> Work to be completed
Every record must be repeated exactly, with no omission.

(Lines of data)
═══
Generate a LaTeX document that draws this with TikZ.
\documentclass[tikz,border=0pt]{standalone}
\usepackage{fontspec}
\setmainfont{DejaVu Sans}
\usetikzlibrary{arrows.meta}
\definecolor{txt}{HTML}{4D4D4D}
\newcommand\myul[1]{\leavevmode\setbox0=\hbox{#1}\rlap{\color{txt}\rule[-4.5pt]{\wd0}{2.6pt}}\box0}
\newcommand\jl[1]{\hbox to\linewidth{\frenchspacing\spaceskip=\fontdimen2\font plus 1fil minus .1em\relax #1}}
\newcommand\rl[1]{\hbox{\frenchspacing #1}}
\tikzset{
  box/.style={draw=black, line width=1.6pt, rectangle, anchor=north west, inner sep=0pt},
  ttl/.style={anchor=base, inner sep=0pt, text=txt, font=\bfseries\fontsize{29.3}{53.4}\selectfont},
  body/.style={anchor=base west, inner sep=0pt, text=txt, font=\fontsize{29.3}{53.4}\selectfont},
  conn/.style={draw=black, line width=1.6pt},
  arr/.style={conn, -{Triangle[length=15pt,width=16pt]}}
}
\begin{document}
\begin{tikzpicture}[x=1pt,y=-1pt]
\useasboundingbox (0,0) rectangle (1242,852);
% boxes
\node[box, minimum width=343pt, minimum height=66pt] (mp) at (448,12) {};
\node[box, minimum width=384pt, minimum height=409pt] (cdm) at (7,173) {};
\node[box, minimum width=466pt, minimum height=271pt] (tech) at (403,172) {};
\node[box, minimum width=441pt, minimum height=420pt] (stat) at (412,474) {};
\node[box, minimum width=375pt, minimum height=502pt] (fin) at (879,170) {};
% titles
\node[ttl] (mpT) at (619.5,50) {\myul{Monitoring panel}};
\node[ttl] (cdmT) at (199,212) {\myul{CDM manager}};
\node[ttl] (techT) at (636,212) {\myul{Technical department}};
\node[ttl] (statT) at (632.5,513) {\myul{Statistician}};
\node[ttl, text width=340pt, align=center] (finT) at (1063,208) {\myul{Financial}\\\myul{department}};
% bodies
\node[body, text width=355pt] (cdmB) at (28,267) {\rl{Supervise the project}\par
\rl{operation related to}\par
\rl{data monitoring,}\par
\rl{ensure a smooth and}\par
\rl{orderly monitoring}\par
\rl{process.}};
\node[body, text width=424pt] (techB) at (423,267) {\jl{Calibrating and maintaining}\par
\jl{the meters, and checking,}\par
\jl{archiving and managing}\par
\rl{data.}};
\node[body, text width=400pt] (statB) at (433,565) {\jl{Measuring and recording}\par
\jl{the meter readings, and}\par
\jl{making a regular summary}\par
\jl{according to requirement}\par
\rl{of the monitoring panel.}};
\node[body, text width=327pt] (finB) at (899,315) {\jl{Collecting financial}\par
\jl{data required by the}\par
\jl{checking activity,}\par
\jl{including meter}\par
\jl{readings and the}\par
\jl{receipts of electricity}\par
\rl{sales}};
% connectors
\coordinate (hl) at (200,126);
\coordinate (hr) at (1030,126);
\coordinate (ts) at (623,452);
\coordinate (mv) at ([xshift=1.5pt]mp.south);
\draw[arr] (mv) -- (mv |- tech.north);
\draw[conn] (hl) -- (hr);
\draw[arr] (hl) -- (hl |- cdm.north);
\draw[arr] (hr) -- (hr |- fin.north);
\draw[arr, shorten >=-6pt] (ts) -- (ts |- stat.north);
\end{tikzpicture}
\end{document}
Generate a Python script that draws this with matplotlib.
═══
> Final answer
Generate a LaTeX document that draws this with TikZ.
\documentclass[tikz,border=0pt]{standalone}
\usepackage{fontspec}
\setmainfont{DejaVu Sans}
\usetikzlibrary{arrows.meta}
\definecolor{txt}{HTML}{4D4D4D}
\newcommand\myul[1]{\leavevmode\setbox0=\hbox{#1}\rlap{\color{txt}\rule[-4.5pt]{\wd0}{2.6pt}}\box0}
\newcommand\jl[1]{\hbox to\linewidth{\frenchspacing\spaceskip=\fontdimen2\font plus 1fil minus .1em\relax #1}}
\newcommand\rl[1]{\hbox{\frenchspacing #1}}
\tikzset{
  box/.style={draw=black, line width=1.6pt, rectangle, anchor=north west, inner sep=0pt},
  ttl/.style={anchor=base, inner sep=0pt, text=txt, font=\bfseries\fontsize{29.3}{53.4}\selectfont},
  body/.style={anchor=base west, inner sep=0pt, text=txt, font=\fontsize{29.3}{53.4}\selectfont},
  conn/.style={draw=black, line width=1.6pt},
  arr/.style={conn, -{Triangle[length=15pt,width=16pt]}}
}
\begin{document}
\begin{tikzpicture}[x=1pt,y=-1pt]
\useasboundingbox (0,0) rectangle (1242,852);
% boxes
\node[box, minimum width=343pt, minimum height=66pt] (mp) at (448,12) {};
\node[box, minimum width=384pt, minimum height=409pt] (cdm) at (7,173) {};
\node[box, minimum width=466pt, minimum height=271pt] (tech) at (403,172) {};
\node[box, minimum width=441pt, minimum height=420pt] (stat) at (412,474) {};
\node[box, minimum width=375pt, minimum height=502pt] (fin) at (879,170) {};
% titles
\node[ttl] (mpT) at (619.5,50) {\myul{Monitoring panel}};
\node[ttl] (cdmT) at (199,212) {\myul{CDM manager}};
\node[ttl] (techT) at (636,212) {\myul{Technical department}};
\node[ttl] (statT) at (632.5,513) {\myul{Statistician}};
\node[ttl, text width=340pt, align=center] (finT) at (1063,208) {\myul{Financial}\\\myul{department}};
% bodies
\node[body, text width=355pt] (cdmB) at (28,267) {\rl{Supervise the project}\par
\rl{operation related to}\par
\rl{data monitoring,}\par
\rl{ensure a smooth and}\par
\rl{orderly monitoring}\par
\rl{process.}};
\node[body, text width=424pt] (techB) at (423,267) {\jl{Calibrating and maintaining}\par
\jl{the meters, and checking,}\par
\jl{archiving and managing}\par
\rl{data.}};
\node[body, text width=400pt] (statB) at (433,565) {\jl{Measuring and recording}\par
\jl{the meter readings, and}\par
\jl{making a regular summary}\par
\jl{according to requirement}\par
\rl{of the monitoring panel.}};
\node[body, text width=327pt] (finB) at (899,315) {\jl{Collecting financial}\par
\jl{data required by the}\par
\jl{checking activity,}\par
\jl{including meter}\par
\jl{readings and the}\par
\jl{receipts of electricity}\par
\rl{sales}};
% connectors
\coordinate (hl) at (200,126);
\coordinate (hr) at (1030,126);
\coordinate (ts) at (623,452);
\coordinate (mv) at ([xshift=1.5pt]mp.south);
\draw[arr] (mv) -- (mv |- tech.north);
\draw[conn] (hl) -- (hr);
\draw[arr] (hl) -- (hl |- cdm.north);
\draw[arr] (hr) -- (hr |- fin.north);
\draw[arr, shorten >=-6pt] (ts) -- (ts |- stat.north);
\end{tikzpicture}
\end{document}
Generate a Python script that draws this with matplotlib.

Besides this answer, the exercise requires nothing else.